As más notícias, normalmente, chegam sem avisar. Aquelas que dependem de ciências rigorosas e de cálculos supostamente infalíveis, talvez possam previstas. As desditosas, não.
E deu-se o caso do grande apagão ibérico da última segunda-feira. Chegou sem avisar, no meio do frenesim de um dia de trabalho. Em segundos, instalou-se a treva no país, no país vizinho, e outras zonas. Nos primeiros instantes pensava-se que fora na Europa toda, não fosse Putin brincar aos apagões, rezavam as teorias conspirativas.
Não havendo ainda muita informação, e por quanto tempo teriam os continentais de suportar tão grande constrangimento, logo no supermercado da esquina começava a corrida desenfreada às prateleiras, como se o que estivesse em causa fosse uma questão de sobrevivência. Vi, vias redes sociais, imagens de filas que serpenteavam corredores, e os carrinhos de compras cheios, como se não houvesse amanhã, denunciavam o pânico desta nossa civilização: o papel higiénico.

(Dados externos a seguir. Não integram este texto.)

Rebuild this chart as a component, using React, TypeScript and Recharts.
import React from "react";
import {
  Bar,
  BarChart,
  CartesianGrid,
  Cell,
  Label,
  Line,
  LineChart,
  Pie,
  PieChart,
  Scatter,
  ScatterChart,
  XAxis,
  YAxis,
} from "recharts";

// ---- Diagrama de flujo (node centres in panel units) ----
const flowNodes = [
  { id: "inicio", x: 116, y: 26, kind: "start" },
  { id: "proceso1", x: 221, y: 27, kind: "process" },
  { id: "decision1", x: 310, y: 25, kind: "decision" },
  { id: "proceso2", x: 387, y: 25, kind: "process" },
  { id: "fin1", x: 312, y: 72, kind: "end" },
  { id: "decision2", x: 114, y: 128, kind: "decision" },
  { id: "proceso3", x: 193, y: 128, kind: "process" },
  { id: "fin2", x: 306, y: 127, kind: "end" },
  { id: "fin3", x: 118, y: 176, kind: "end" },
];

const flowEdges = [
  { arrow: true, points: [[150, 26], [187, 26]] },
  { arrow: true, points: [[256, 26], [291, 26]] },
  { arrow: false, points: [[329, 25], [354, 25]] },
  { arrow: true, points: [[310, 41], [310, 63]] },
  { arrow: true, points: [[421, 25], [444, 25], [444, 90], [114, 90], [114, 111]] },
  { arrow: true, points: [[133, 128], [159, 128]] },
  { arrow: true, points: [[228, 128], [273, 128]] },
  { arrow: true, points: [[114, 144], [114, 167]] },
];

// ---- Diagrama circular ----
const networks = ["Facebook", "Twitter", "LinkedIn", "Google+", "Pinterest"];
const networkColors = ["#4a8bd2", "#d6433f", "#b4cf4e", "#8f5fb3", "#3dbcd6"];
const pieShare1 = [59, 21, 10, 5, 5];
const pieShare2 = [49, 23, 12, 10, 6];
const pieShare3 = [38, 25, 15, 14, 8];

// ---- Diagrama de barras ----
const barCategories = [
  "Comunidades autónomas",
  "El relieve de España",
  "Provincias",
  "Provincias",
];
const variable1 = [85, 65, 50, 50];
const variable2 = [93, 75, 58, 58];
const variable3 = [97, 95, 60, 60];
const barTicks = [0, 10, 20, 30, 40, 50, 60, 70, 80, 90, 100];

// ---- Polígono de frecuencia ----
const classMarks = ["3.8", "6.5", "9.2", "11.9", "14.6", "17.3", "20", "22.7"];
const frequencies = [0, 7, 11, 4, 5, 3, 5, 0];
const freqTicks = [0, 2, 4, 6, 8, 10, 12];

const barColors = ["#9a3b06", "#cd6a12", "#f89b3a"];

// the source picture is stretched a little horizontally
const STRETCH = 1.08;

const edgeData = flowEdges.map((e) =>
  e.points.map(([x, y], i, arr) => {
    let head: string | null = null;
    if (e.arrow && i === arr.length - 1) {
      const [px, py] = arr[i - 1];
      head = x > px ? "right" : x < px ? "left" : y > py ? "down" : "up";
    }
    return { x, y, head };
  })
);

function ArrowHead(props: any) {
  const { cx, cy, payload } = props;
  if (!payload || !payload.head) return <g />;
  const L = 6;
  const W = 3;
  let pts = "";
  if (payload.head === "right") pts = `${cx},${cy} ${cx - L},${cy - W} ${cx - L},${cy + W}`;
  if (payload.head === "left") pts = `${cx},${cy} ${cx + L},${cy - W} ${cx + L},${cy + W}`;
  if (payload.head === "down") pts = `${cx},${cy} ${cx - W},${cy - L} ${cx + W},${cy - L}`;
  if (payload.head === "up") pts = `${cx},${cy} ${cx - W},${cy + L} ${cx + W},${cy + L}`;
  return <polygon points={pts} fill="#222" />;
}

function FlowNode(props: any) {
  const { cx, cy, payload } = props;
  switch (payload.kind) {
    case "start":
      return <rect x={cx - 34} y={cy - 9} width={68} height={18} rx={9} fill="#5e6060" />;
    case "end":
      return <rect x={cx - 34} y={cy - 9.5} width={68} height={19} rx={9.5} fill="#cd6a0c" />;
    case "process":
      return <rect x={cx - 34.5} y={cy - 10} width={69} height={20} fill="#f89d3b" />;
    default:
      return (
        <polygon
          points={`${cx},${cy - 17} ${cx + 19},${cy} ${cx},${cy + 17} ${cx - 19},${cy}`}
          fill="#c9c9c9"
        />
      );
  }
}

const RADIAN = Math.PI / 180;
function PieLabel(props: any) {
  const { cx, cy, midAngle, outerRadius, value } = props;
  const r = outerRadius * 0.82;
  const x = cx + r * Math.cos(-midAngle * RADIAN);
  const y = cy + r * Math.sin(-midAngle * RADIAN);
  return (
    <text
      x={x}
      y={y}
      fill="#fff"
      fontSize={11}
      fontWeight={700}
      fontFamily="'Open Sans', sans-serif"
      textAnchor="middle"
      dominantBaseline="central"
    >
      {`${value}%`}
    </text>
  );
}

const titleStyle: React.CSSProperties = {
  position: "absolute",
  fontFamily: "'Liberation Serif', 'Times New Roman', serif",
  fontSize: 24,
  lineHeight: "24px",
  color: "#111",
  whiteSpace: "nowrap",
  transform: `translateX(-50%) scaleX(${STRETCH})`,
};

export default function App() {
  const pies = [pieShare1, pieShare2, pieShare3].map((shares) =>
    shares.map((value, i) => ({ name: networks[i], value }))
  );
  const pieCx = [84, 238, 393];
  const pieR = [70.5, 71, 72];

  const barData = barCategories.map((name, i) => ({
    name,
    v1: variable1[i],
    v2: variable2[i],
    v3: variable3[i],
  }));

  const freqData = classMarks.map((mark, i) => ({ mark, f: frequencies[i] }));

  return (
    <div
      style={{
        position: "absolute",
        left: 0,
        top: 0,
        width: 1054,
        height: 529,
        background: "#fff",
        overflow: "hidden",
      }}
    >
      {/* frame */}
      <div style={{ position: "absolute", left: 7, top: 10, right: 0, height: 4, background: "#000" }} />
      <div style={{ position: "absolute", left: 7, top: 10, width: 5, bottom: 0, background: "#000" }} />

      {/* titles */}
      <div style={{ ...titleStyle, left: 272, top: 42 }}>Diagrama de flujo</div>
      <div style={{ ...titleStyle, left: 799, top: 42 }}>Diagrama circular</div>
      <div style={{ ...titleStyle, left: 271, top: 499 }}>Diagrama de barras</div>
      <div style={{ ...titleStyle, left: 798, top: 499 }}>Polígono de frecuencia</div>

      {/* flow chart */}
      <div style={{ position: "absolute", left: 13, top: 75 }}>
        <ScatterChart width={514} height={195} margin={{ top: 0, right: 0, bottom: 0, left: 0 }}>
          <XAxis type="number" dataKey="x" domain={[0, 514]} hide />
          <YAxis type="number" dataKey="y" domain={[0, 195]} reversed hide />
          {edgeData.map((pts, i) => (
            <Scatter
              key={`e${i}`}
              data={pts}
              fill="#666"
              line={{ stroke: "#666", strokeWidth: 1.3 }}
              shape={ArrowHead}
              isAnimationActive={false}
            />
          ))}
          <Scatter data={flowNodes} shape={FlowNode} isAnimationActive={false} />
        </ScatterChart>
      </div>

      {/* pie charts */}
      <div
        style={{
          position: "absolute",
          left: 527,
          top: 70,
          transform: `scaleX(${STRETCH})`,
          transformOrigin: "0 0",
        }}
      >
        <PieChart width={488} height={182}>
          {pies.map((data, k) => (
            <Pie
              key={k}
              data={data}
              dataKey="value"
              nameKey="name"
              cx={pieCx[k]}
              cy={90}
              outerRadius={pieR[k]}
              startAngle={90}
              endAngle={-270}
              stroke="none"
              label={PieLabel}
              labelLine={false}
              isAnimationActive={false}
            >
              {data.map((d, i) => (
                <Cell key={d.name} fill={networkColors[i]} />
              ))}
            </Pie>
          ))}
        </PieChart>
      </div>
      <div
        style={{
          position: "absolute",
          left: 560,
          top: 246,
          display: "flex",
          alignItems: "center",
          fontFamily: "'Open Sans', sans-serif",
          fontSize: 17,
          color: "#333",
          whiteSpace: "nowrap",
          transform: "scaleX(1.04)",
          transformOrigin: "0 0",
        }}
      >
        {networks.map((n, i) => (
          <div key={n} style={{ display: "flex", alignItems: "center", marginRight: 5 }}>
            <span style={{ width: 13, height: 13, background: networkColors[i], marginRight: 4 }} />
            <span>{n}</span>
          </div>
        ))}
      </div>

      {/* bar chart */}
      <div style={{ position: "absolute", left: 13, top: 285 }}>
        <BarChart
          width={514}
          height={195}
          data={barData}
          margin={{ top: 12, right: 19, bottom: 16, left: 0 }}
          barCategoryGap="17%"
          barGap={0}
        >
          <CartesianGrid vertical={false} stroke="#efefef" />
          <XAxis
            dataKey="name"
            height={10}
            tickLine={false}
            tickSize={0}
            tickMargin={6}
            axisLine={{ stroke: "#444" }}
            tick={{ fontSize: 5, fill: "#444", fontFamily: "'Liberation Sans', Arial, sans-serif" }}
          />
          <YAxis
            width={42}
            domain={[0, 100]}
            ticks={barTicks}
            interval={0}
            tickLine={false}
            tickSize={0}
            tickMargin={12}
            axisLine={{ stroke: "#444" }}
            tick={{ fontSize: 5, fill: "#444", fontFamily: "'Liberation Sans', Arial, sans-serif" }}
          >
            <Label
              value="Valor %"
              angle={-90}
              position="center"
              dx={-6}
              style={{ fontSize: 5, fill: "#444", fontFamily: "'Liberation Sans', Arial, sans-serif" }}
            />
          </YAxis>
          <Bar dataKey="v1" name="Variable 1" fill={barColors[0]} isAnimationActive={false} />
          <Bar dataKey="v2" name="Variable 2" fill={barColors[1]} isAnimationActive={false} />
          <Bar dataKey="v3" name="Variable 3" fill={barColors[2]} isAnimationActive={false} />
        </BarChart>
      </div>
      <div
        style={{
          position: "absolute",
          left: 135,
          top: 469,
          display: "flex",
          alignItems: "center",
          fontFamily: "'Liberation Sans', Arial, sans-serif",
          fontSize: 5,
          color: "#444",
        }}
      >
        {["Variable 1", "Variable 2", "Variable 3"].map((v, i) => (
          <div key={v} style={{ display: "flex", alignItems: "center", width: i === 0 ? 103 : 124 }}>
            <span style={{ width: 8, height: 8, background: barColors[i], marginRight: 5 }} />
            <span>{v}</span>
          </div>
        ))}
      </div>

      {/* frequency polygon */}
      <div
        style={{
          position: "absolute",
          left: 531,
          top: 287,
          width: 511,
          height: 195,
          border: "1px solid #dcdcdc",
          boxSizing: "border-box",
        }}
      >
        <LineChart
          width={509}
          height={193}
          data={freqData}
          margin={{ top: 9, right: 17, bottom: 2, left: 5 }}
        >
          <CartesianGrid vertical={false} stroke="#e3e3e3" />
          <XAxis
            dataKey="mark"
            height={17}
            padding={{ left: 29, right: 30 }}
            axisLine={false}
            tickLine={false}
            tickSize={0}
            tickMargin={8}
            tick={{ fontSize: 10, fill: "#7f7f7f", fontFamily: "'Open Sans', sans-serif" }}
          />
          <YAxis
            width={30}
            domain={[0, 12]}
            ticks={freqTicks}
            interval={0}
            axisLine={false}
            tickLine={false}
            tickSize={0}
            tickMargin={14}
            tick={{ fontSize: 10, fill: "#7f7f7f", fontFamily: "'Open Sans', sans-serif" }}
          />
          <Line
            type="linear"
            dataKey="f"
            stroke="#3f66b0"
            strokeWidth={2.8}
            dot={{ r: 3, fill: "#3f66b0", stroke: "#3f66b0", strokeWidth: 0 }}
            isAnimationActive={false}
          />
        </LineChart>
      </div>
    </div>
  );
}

Afinal, senhores, expliquem-me o stress com este cobiçado artigo?
Se em tempos ditos normais, há um código de honra que deve ser respeitado, ele evaporou-se com a falha da eletricidade. O primeiro português a alcançar o último pacote de arroz não hesitou em firmar sua posse com ambos os braços, indiferente à mãe de três filhos que vinha atrás e não teve a mesma sorte. O açambarcamento desenrolava-se como um espetáculo grotesco de egoísmo e de irracionalidade, e a visão das prateleiras vazias alimentava a sede dos jornalistas por informação fresca.

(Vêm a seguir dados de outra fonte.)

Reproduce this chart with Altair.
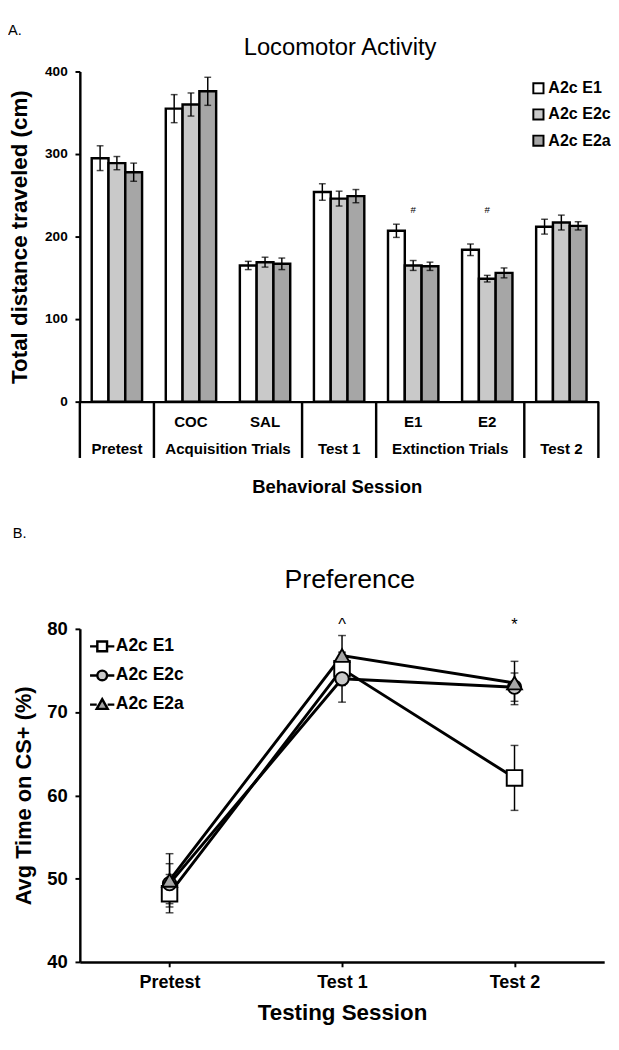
import altair as alt
import pandas as pd

FONT = "Liberation Sans"

# ---------------- Panel A data ----------------
sessions_a = ["Pretest", "COC", "SAL", "Test 1", "E1", "E2", "Test 2"]
groups_a = ["Pretest", "Acquisition Trials", "Test 1", "Extinction Trials", "Test 2"]
group_members = [["Pretest"], ["COC", "SAL"], ["Test 1"], ["E1", "E2"], ["Test 2"]]
sub_labels = ["COC", "SAL", "E1", "E2"]
series = ["A2c E1", "A2c E2c", "A2c E2a"]
e1_dist = [295, 355, 165, 254, 207, 184, 212]
e1_dist_sem = [15, 17, 5, 10, 8, 7, 9]
e2c_dist = [289, 360, 169, 246, 165, 149, 217]
e2c_dist_sem = [8, 14, 6, 9, 6, 4, 9]
e2a_dist = [278, 376, 167, 249, 164, 156, 213]
e2a_dist_sem = [11, 17, 7, 8, 5, 6, 5]
hash_sessions = ["E1", "E2"]
hash_level = 232

# ---------------- Panel B data ----------------
sessions_b = ["Pretest", "Test 1", "Test 2"]
e1_pref = [48.2, 75.2, 62.1]
e1_pref_sem = [2.3, 2.0, 3.9]
e2c_pref = [49.4, 74.0, 73.0]
e2c_pref_sem = [2.4, 2.8, 1.7]
e2a_pref = [49.8, 76.8, 73.5]
e2a_pref_sem = [3.2, 2.4, 2.6]
sig_sessions = ["Test 1", "Test 2"]
sig_marks = ["^", "*"]
sig_level = 80.4

fills = ["#ffffff", "#c9c9c9", "#a6a6a6"]
outline = ["#000000", "#000000", "#000000"]

# ---------------- tables ----------------
rows = []
for s, means, sems in zip(series, [e1_dist, e2c_dist, e2a_dist],
                          [e1_dist_sem, e2c_dist_sem, e2a_dist_sem]):
    for c, m, e in zip(sessions_a, means, sems):
        rows.append({"session": c, "series": s, "value": m, "lo": m - e, "hi": m + e})
dfA = pd.DataFrame(rows)

bounds = [0]
centers = []
for mem in group_members:
    start = bounds[-1]
    centers.append(start + len(mem) / 2)
    bounds.append(start + len(mem))
df_bounds = pd.DataFrame({"pos": bounds})
df_groups = pd.DataFrame({"pos": centers, "label": groups_a})
df_sub = pd.DataFrame({"session": sub_labels})
df_hash = pd.DataFrame({"session": hash_sessions,
                        "level": [hash_level] * len(hash_sessions),
                        "t": ["#"] * len(hash_sessions)})

rowsB = []
for s, means, sems in zip(series, [e1_pref, e2c_pref, e2a_pref],
                          [e1_pref_sem, e2c_pref_sem, e2a_pref_sem]):
    for c, m, e in zip(sessions_b, means, sems):
        rowsB.append({"session": c, "series": s, "mean": m, "lo": m - e, "hi": m + e})
dfB = pd.DataFrame(rowsB)
df_sig = pd.DataFrame({"session": sig_sessions, "level": [sig_level] * 2, "t": sig_marks})


def label(text, x, y, size, weight="normal", align="center"):
    return alt.Chart(pd.DataFrame({"t": [text]})).mark_text(
        font=FONT, fontSize=size, fontWeight=weight, align=align,
        baseline="middle", color="black").encode(
        x=alt.value(x), y=alt.value(y), text="t:N")


# ---------------- Panel A ----------------
WA, HA = 534, 340
xband = alt.X("session:N", sort=sessions_a,
              scale=alt.Scale(domain=sessions_a, paddingInner=0.32, paddingOuter=0.16),
              axis=None)
xoff = alt.XOffset("series:N", sort=series,
                   scale=alt.Scale(domain=series, paddingInner=0, paddingOuter=0))
yscaleA = alt.Scale(domain=[0, 400], nice=False, zero=True)
ytitleA = "Total distance traveled (cm)"
yaxisA = alt.Axis(values=[0, 100, 200, 300, 400], grid=False, domainColor="black",
                  domainWidth=2.5, tickColor="black", tickWidth=2, tickSize=5,
                  labelFont=FONT, labelFontSize=14, labelFontWeight="bold",
                  labelColor="black", labelPadding=8, titleFont=FONT, titleFontSize=23,
                  titleFontWeight="bold", titleColor="black", titleX=-62,
                  titleBaseline="middle")

legendA = alt.Legend(title=None, orient="none", legendX=464, legendY=9,
                     symbolType="square", symbolSize=110, symbolStrokeColor="black",
                     symbolStrokeWidth=2, symbolOpacity=1, labelFont=FONT,
                     labelFontSize=16.5, labelFontWeight="bold", labelColor="black",
                     rowPadding=8, labelOffset=2, padding=0)

baseA = alt.Chart(dfA)
bars = baseA.mark_bar(stroke="black", strokeWidth=2.5).encode(
    x=xband, xOffset=xoff,
    y=alt.Y("value:Q", scale=yscaleA, axis=yaxisA, title=ytitleA),
    fill=alt.Fill("series:N", scale=alt.Scale(domain=series, range=fills), legend=legendA),
)
err_rule = baseA.mark_rule(color="black", strokeWidth=1.5).encode(
    x=xband, xOffset=xoff,
    y=alt.Y("lo:Q", scale=yscaleA, axis=yaxisA, title=ytitleA), y2="hi:Q")
err_caps = baseA.transform_fold(["lo", "hi"], as_=["end", "ev"]).mark_tick(
    color="black", thickness=1.5, size=7).encode(
    x=xband, xOffset=xoff,
    y=alt.Y("ev:Q", scale=yscaleA, axis=yaxisA, title=ytitleA))
hash_text = alt.Chart(df_hash).mark_text(font=FONT, fontSize=10, color="black").encode(
    x=xband, y=alt.Y("level:Q", scale=yscaleA, axis=yaxisA, title=ytitleA), text="t:N")
sub_text = alt.Chart(df_sub).mark_text(font=FONT, fontSize=15.5, fontWeight="bold",
                                       color="black", baseline="middle").encode(
    x=xband, y=alt.value(HA + 21), text="session:N")

xq_scale = alt.Scale(domain=[0, len(sessions_a)], nice=False, zero=False)
separators = alt.Chart(df_bounds).mark_rule(color="black", strokeWidth=2.5).encode(
    x=alt.X("pos:Q", scale=xq_scale,
            axis=alt.Axis(labels=False, ticks=False, grid=False, domainColor="black",
                          domainWidth=2.5, title=None)),
    y=alt.value(HA), y2=alt.value(HA + 58))
group_text = alt.Chart(df_groups).mark_text(font=FONT, fontSize=15.5, fontWeight="bold",
                                            color="black", baseline="middle").encode(
    x=alt.X("pos:Q", scale=xq_scale, axis=None), y=alt.value(HA + 49), text="label:N")

panelA = alt.layer(
    bars, err_rule, err_caps, hash_text, sub_text, separators, group_text,
    label("A.", -74, -43, 15, align="left"),
    label("Locomotor Activity", WA / 2 + 1, -24, 24.5),
    label("Behavioral Session", WA / 2 - 2, HA + 88, 19, weight="bold"),
).resolve_scale(x="independent").properties(width=WA, height=HA)

# ---------------- Panel B ----------------
WB, HB = 540, 343
xB = alt.X("session:N", sort=sessions_b,
           scale=alt.Scale(type="point", domain=sessions_b, padding=0.52),
           axis=alt.Axis(title="Testing Session", labelAngle=0, domainColor="black",
                         domainWidth=2.5, tickColor="black", tickWidth=2, tickSize=5,
                         labelFont=FONT, labelFontSize=18.5, labelFontWeight="bold",
                         labelColor="black", labelPadding=6, titleFont=FONT,
                         titleFontSize=23, titleFontWeight="bold", titleColor="black",
                         titlePadding=12))
yscaleB = alt.Scale(domain=[40, 80], nice=False, zero=False)
ytitleB = "Avg Time on CS+ (%)"
yaxisB = alt.Axis(values=[40, 50, 60, 70, 80], grid=False, domainColor="black",
                  domainWidth=2.5, tickColor="black", tickWidth=2, tickSize=5,
                  labelFont=FONT, labelFontSize=19, labelFontWeight="bold",
                  labelColor="black", labelPadding=8, titleFont=FONT, titleFontSize=22.5,
                  titleFontWeight="bold", titleColor="black", titleX=-58,
                  titleBaseline="middle")

baseB = alt.Chart(dfB)
errB = baseB.mark_rule(color="black", strokeWidth=1.5).encode(
    x=xB, y=alt.Y("lo:Q", scale=yscaleB, axis=yaxisB, title=ytitleB), y2="hi:Q")
capsB = baseB.transform_fold(["lo", "hi"], as_=["end", "ev"]).mark_tick(
    color="black", thickness=1.5, size=8).encode(
    x=xB, y=alt.Y("ev:Q", scale=yscaleB, axis=yaxisB, title=ytitleB))
linesB = baseB.mark_line(color="black", strokeWidth=3).encode(
    x=xB, y=alt.Y("mean:Q", scale=yscaleB, axis=yaxisB, title=ytitleB),
    detail="series:N")
shapes = ["square", "circle", "triangle-up"]
sizes = [256, 190, 230]
pts = []
for s, shp, sz, f in zip(series, shapes, sizes, fills):
    pts.append(baseB.transform_filter(alt.datum.series == s).mark_point(
        shape=shp, size=sz, filled=True, fill=f, stroke="black", strokeWidth=2,
        opacity=1).encode(
        x=xB, y=alt.Y("mean:Q", scale=yscaleB, axis=yaxisB, title=ytitleB)))
sigB = alt.Chart(df_sig).mark_text(font=FONT, fontSize=17, color="black").encode(
    x=xB, y=alt.Y("level:Q", scale=yscaleB, axis=yaxisB, title=ytitleB), text="t:N")

leg_paths = [
    "M-1,0H-0.4M0.4,0H1M-0.4,-0.4H0.4V0.4H-0.4Z",
    "M-1,0H-0.4M0.4,0H1M-0.4,0A0.4,0.4 0 1,0 0.4,0A0.4,0.4 0 1,0 -0.4,0Z",
    "M-1,0H-0.45M0.45,0H1M0,-0.45L0.45,0.35H-0.45Z",
]
legendB = alt.Legend(title=None, orient="none", legendX=9, legendY=4,
                     symbolSize=625, symbolStrokeWidth=2.5,
                     symbolOpacity=1, labelFont=FONT, labelFontSize=18,
                     labelFontWeight="bold", labelColor="black", rowPadding=6,
                     labelOffset=0, padding=0)
legB = baseB.transform_filter("false").mark_point(
    filled=False, strokeWidth=2.5, size=625).encode(
    shape=alt.Shape("series:N", scale=alt.Scale(domain=series, range=leg_paths),
                    legend=legendB),
    fill=alt.Fill("series:N", scale=alt.Scale(domain=series, range=fills),
                  legend=legendB),
    stroke=alt.Stroke("series:N", scale=alt.Scale(domain=series, range=outline),
                      legend=legendB))

panelB = alt.layer(
    errB, capsB, linesB, *pts, sigB, legB,
    label("B.", -69, -99, 15, align="left"),
    label("Preference", WB / 2 + 8, -50, 27.5),
).properties(width=WB, height=HB)

chart = alt.vconcat(panelA, panelB, spacing=30).resolve_scale(
    fill="independent", shape="independent", stroke="independent").resolve_legend(
    fill="independent", shape="independent", stroke="independent").properties(
    padding=0).configure_view(stroke=None).configure_axis(labelFlush=False)

chart.save("out.html", embed_options={"renderer": "svg", "actions": False})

Não foi a fome que empurrou o povo para essa situação. Foi antes a falta de consideração e de educação pelo Outro, e o irónico foi que uma dúzia de horas mais tarde, a normalidade era restabelecida em quase todo o país. Blasfemou o Ventura, empertigou-se o Santos, nacionalize-se, disse o Bloco. O apagão cessou. As luzes voltaram. Mas algo mais profundo, mais preocupante, pairava no ar: até onde estaria disposta a ir a oposição para ganhar votos e tempo de antena?
O problema maior não é o mundo estar como está, mas a falta que temos de líderes equilibrados, responsáveis e comprometidos. É este o verdadeiro vazio.